Four students in Vanderbilt’s Appellate Litigation Clinic have succeeded on appeal in Luis v. Awareness Technology, a case addressing Internet privacy rights. In an opinion issued by a Sixth Circuit panel that included Judges Alice M. Batchelder, Gilbert S. Merritt Jr. ’60 and Ronald L. Gilman, the court ruled 2-1 that a Tampa, Florida, man could sue a company that makes spyware and markets it specifically “to catch a cheating spouse.”

VLS Appellate Clinic students secure “big victory for privacy rights”

The case, which was briefed by 2016 graduates Calvin Cohen, Larry Crane-Moscowitz, Alex Vey and Clayton Wiggins, involved an Ohio husband’s use of spyware manufactured by Awareness Technologies to monitor emails and instant messages between his wife and a Tampa, Florida, man, which he then used in divorce proceedings against her. The Tampa man, Javier Luis, filed suit against the spyware company, Awareness Technologies, in 2012, alleging its “Webwatcher” product violated the federal Wiretap Act, which prohibits the intentional interception of private electronic communications. A federal district court dismissed Luis’s suit in 2014, ruling that Awareness Technologies could not be held liable for the “misuse” of its product.

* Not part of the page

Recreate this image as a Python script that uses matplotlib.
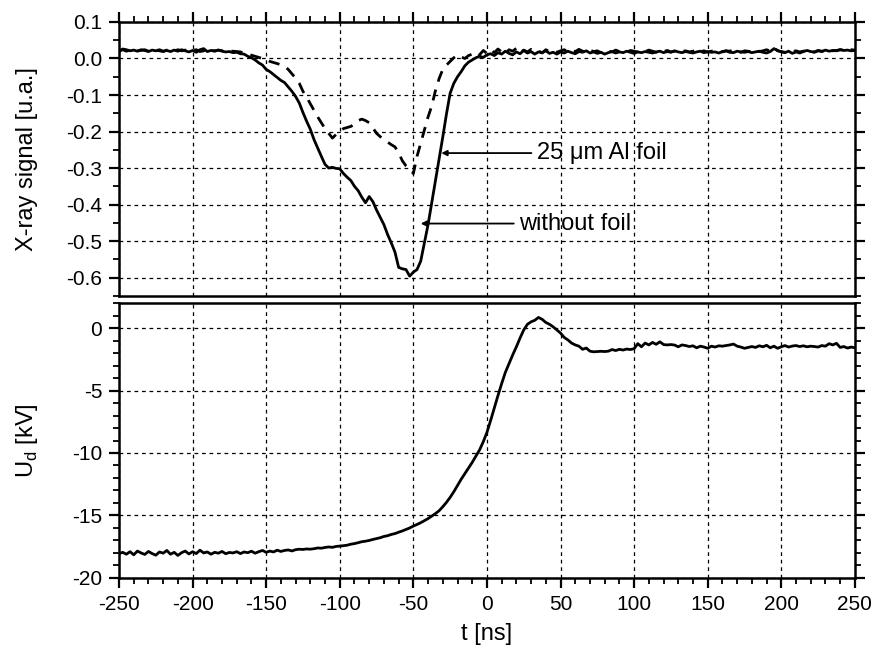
import numpy as np
import matplotlib
matplotlib.use('Agg')
import matplotlib.pyplot as plt
from matplotlib.ticker import MultipleLocator

plt.rcParams['font.family'] = ['Liberation Sans', 'DejaVu Sans']
plt.rcParams['mathtext.fontset'] = 'custom'
plt.rcParams['mathtext.rm'] = 'Liberation Sans'
plt.rcParams['axes.unicode_minus'] = False

t = np.arange(-250, 250.01, 2.5)

# X-ray signal without foil [u.a.]
xray_nofoil = [
    0.018, 0.026, 0.024, 0.021, 0.023, 0.020, 0.024, 0.022, 0.019, 0.023,
    0.021, 0.024, 0.020, 0.022, 0.019, 0.023, 0.020, 0.024, 0.021, 0.018,
    0.022, 0.017, 0.024, 0.027, 0.019, 0.022, 0.021, 0.023, 0.020, 0.018,
    0.019,
    0.016, 0.017, 0.013, 0.012, 0.006, 0.002, -0.004, -0.012, -0.018, -0.030,
    -0.036, -0.044, -0.052, -0.060, -0.066, -0.078, -0.090, -0.104, -0.122, -0.148,
    -0.172, -0.194, -0.222, -0.245, -0.268, -0.290, -0.300, -0.298, -0.301, -0.302,
    -0.315, -0.325, -0.334, -0.350, -0.362, -0.380, -0.395, -0.378, -0.392, -0.415,
    -0.435, -0.455, -0.482, -0.505, -0.530, -0.572, -0.576, -0.578, -0.596, -0.585,
    -0.578, -0.555, -0.505, -0.455, -0.395, -0.335, -0.275, -0.215, -0.152, -0.095,
    -0.068, -0.050, -0.036, -0.020, -0.010, -0.004, 0.002, 0.006, 0.003, 0.010,
    0.013, 0.008, 0.016, 0.012, 0.020, 0.014, 0.010, 0.018, 0.013, 0.022,
    0.015, 0.019, 0.012, 0.018, 0.016, 0.021, 0.014, 0.017, 0.012, 0.018,
    0.015, 0.020, 0.016, 0.013, 0.019, 0.017, 0.021, 0.015, 0.018, 0.014,
    0.017, 0.012, 0.016, 0.019, 0.015, 0.018, 0.016, 0.020, 0.017, 0.014,
    0.018, 0.016, 0.019, 0.017, 0.015, 0.018, 0.020, 0.016, 0.019, 0.017,
    0.021, 0.018, 0.016, 0.019, 0.017, 0.015, 0.018, 0.020, 0.016, 0.019,
    0.017, 0.018, 0.015, 0.019, 0.021, 0.017, 0.016, 0.020, 0.018, 0.017,
    0.019, 0.016, 0.018, 0.020, 0.017, 0.015, 0.019, 0.027, 0.022, 0.018,
    0.016, 0.020, 0.014, 0.018, 0.015, 0.019, 0.022, 0.019, 0.017, 0.021,
    0.019, 0.023, 0.020, 0.022, 0.021, 0.024, 0.022, 0.023, 0.021, 0.022,
]

# X-ray signal behind 25 um Al foil [u.a.]
xray_foil = [
    0.022, 0.024, 0.020, 0.023, 0.025, 0.021, 0.022, 0.024, 0.020, 0.022,
    0.023, 0.021, 0.019, 0.023, 0.022, 0.020, 0.024, 0.021, 0.023, 0.020,
    0.022, 0.024, 0.019, 0.021, 0.026, 0.022, 0.020, 0.023, 0.021, 0.022,
    0.020,
    0.020, 0.019, 0.018, 0.015, 0.012, 0.009, 0.006, 0.003, 0.000, -0.004,
    -0.008, -0.011, -0.014, -0.017, -0.021, -0.030, -0.042, -0.054, -0.068, -0.090,
    -0.106, -0.124, -0.142, -0.160, -0.176, -0.192, -0.205, -0.218, -0.208, -0.198,
    -0.192, -0.189, -0.186, -0.180, -0.170, -0.166, -0.170, -0.176, -0.190, -0.205,
    -0.214, -0.222, -0.229, -0.236, -0.242, -0.258, -0.280, -0.294, -0.303, -0.315,
    -0.268, -0.232, -0.196, -0.160, -0.130, -0.088, -0.055, -0.030, -0.018, -0.008,
    0.002, 0.010, 0.004, 0.000, 0.008, 0.012, 0.018, 0.010, 0.022, 0.014,
    0.024, 0.016, 0.026, 0.018, 0.012, 0.024, 0.020, 0.028, 0.016, 0.023,
    0.018, 0.025, 0.019, 0.021, 0.015, 0.024, 0.019, 0.022, 0.017, 0.021,
    0.024, 0.018, 0.022, 0.019, 0.025, 0.020, 0.017, 0.023, 0.019, 0.021,
    0.016, 0.022, 0.020, 0.018, 0.023, 0.019, 0.021, 0.017, 0.022, 0.020,
    0.018, 0.021, 0.019, 0.023, 0.020, 0.017, 0.021, 0.019, 0.022, 0.018,
    0.020, 0.022, 0.019, 0.021, 0.018, 0.020, 0.023, 0.019, 0.021, 0.017,
    0.020, 0.022, 0.019, 0.018, 0.021, 0.020, 0.023, 0.019, 0.017, 0.021,
    0.020, 0.018, 0.022, 0.019, 0.021, 0.024, 0.020, 0.029, 0.021, 0.019,
    0.017, 0.015, 0.019, 0.021, 0.018, 0.020, 0.023, 0.020, 0.018, 0.022,
    0.020, 0.021, 0.023, 0.021, 0.022, 0.024, 0.023, 0.022, 0.024, 0.023,
]

# discharge voltage U_d [kV]
u_d = [
    -18.05, -17.95, -18.10, -17.90, -18.15, -17.85, -18.00, -18.12, -17.88, -18.05,
    -18.18, -17.92, -18.02, -17.80, -18.10, -17.95, -18.20, -17.98, -17.85, -18.08,
    -17.90, -18.05, -17.78, -18.00, -17.92, -18.10, -17.95, -18.02, -17.88, -18.06,
    -17.96,
    -18.00, -17.90, -18.05, -17.92, -17.98, -17.86, -18.02, -17.90, -17.80, -17.95,
    -17.85, -17.92, -17.78, -17.88, -17.80, -17.76, -17.84, -17.74, -17.70, -17.72,
    -17.68, -17.70, -17.66, -17.60, -17.62, -17.56, -17.52, -17.55, -17.48, -17.45,
    -17.42, -17.38, -17.30, -17.25, -17.18, -17.10, -17.06, -17.00, -16.92, -16.85,
    -16.78, -16.68, -16.62, -16.52, -16.45, -16.34, -16.24, -16.12, -16.00, -15.85,
    -15.72, -15.58, -15.42, -15.25, -15.05, -14.85, -14.62, -14.30, -13.95, -13.55,
    -13.10, -12.60, -12.10, -11.65, -11.20, -10.75, -10.25, -9.75, -9.10, -8.35,
    -7.40, -6.40, -5.40, -4.45, -3.55, -2.85, -2.15, -1.50, -0.80, -0.15,
    0.30, 0.50, 0.62, 0.85, 0.70, 0.45, 0.30, 0.10, -0.15, -0.40,
    -0.75, -0.95, -1.20, -1.35, -1.45, -1.70, -1.60, -1.85, -1.90, -1.88,
    -1.86, -1.88, -1.85, -1.72, -1.80, -1.70, -1.76, -1.68, -1.72, -1.65,
    -1.25, -1.50, -1.20, -1.35, -1.15, -1.30, -1.10, -1.32, -1.35, -1.32,
    -1.36, -1.50, -1.35, -1.40, -1.48, -1.42, -1.58, -1.45, -1.52, -1.62,
    -1.45, -1.52, -1.42, -1.45, -1.40, -1.35, -1.28, -1.45, -1.52, -1.62,
    -1.55, -1.48, -1.55, -1.42, -1.50, -1.38, -1.58, -1.45, -1.62, -1.50,
    -1.40, -1.52, -1.44, -1.40, -1.48, -1.42, -1.50, -1.45, -1.48, -1.52,
    -1.40, -1.45, -1.25, -1.35, -1.22, -1.55, -1.48, -1.60, -1.52, -1.58,
]

fig = plt.figure(figsize=(8.75, 6.56), dpi=100)
ax1 = fig.add_axes([0.136, 0.549, 0.841, 0.4175])
ax2 = fig.add_axes([0.136, 0.119, 0.841, 0.419], sharex=ax1)

grid_kw = dict(color='black', linestyle=(0, (3, 3)), linewidth=0.9)

# top panel: X-ray signal
ax1.plot(t, xray_nofoil, color='black', linewidth=2.0)
ax1.plot(t, xray_foil, color='black', linewidth=2.0, linestyle=(0, (4, 3)))
ax1.set_ylim(-0.65, 0.1)
ax1.yaxis.set_minor_locator(MultipleLocator(0.05))
ax1.set_yticks(np.arange(-0.6, 0.11, 0.1))
ax1.set_yticklabels(['-0.6', '-0.5', '-0.4', '-0.3', '-0.2', '-0.1', '0.0', '0.1'])
ax1.set_ylabel('X-ray signal [u.a.]', fontsize=17)
ax1.yaxis.set_label_coords(-0.11, 0.5)
ax1.tick_params(axis='x', which='both', bottom=False, top=True, labelbottom=False,
                direction='out')
ax1.tick_params(axis='y', which='both', left=True, right=True, direction='out')

ax1.annotate('25 μm Al foil', xy=(-31, -0.259), xytext=(34, -0.259),
             fontsize=17, va='center',
             arrowprops=dict(arrowstyle='-|>', color='black', lw=1.3,
                             mutation_scale=8, shrinkA=2, shrinkB=0))
ax1.annotate('without foil', xy=(-45, -0.452), xytext=(22, -0.452),
             fontsize=17, va='center',
             arrowprops=dict(arrowstyle='-|>', color='black', lw=1.3,
                             mutation_scale=8, shrinkA=2, shrinkB=0))

# bottom panel: voltage
ax2.plot(t, u_d, color='black', linewidth=2.0)
ax2.set_ylim(-20, 2)
ax2.yaxis.set_major_locator(MultipleLocator(5))
ax2.yaxis.set_minor_locator(MultipleLocator(1))
ax2.set_ylabel('U$_\\mathrm{d}$ [kV]', fontsize=17)
ax2.yaxis.set_label_coords(-0.108, 0.5)
ax2.set_xlabel('t [ns]', fontsize=17, labelpad=7)
ax2.tick_params(axis='x', which='both', bottom=True, top=False, direction='out')
ax2.tick_params(axis='y', which='both', left=True, right=True, direction='out')

ax2.set_xlim(-250, 250)
ax2.xaxis.set_major_locator(MultipleLocator(50))
ax2.xaxis.set_minor_locator(MultipleLocator(10))

for ax in (ax1, ax2):
    ax.grid(True, which='major', **grid_kw)
    ax.set_axisbelow(True)
    for s in ax.spines.values():
        s.set_linewidth(1.8)
    ax.tick_params(which='major', length=7, width=1.6, labelsize=15, pad=5)
    ax.tick_params(which='minor', length=4, width=1.3)

fig.savefig('out.png', dpi=100)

Listen to Clayton Wiggins’ oral argument in Luis v. Awareness Technologies

Wall Street Journal‘s Law Blog commentary on Luis v. Awareness Technologies

Vanderbilt University News story: Appellate Clinic victory

“This was a big victory for privacy rights,” said Mark Pickrell, who now teaches the Appellate Litigation clinic.

Represented by the Vanderbilt Appellate Clinic, Luis appealed on the grounds that Awareness Technologies specifically advertised its product for an illegal use, “enticing [customers] with the lure of finding out everything that goes on in the targeted computer’s private accounts” without the user’s knowledge, and that—because Awareness routed recorded emails and messages through its servers before delivering them to the customer—the company itself had violated the Wiretap Act.

“These students worked their fingers to the bone in this case, and the victory is a great reflection of their efforts,” said Alistair Newbern, who taught the Appellate Clinic from 2008 to spring 2016.

Wiggins, who argued the case, received news of the victory while preparing to depart for Okinawa, where he will be stationed as a member of the Marine Judge Advocate General Corps. Wiggins managed to argue the case despite a several case of laryngitis. “On the morning of the argument, Clayton woke up with absolutely no voice,” Newbern recalled. “After much Googling of laryngitis remedies, we managed to get him a gravelly squeak by the time he had to go on. He did a fantastic job, and at the end of the argument, Judge Batchelder said she hoped he would come back to the court when he had a full voice because he had performed so well with a limited one.”

Cohen is a law clerk for Judge Theresa Springmann of the U.S. District Court for the Northern District of Indiana; Crane-Moscowitz has joined White & Case in York as an associate; and Vey works in the Tennessee Attorney General’s office in Nashville.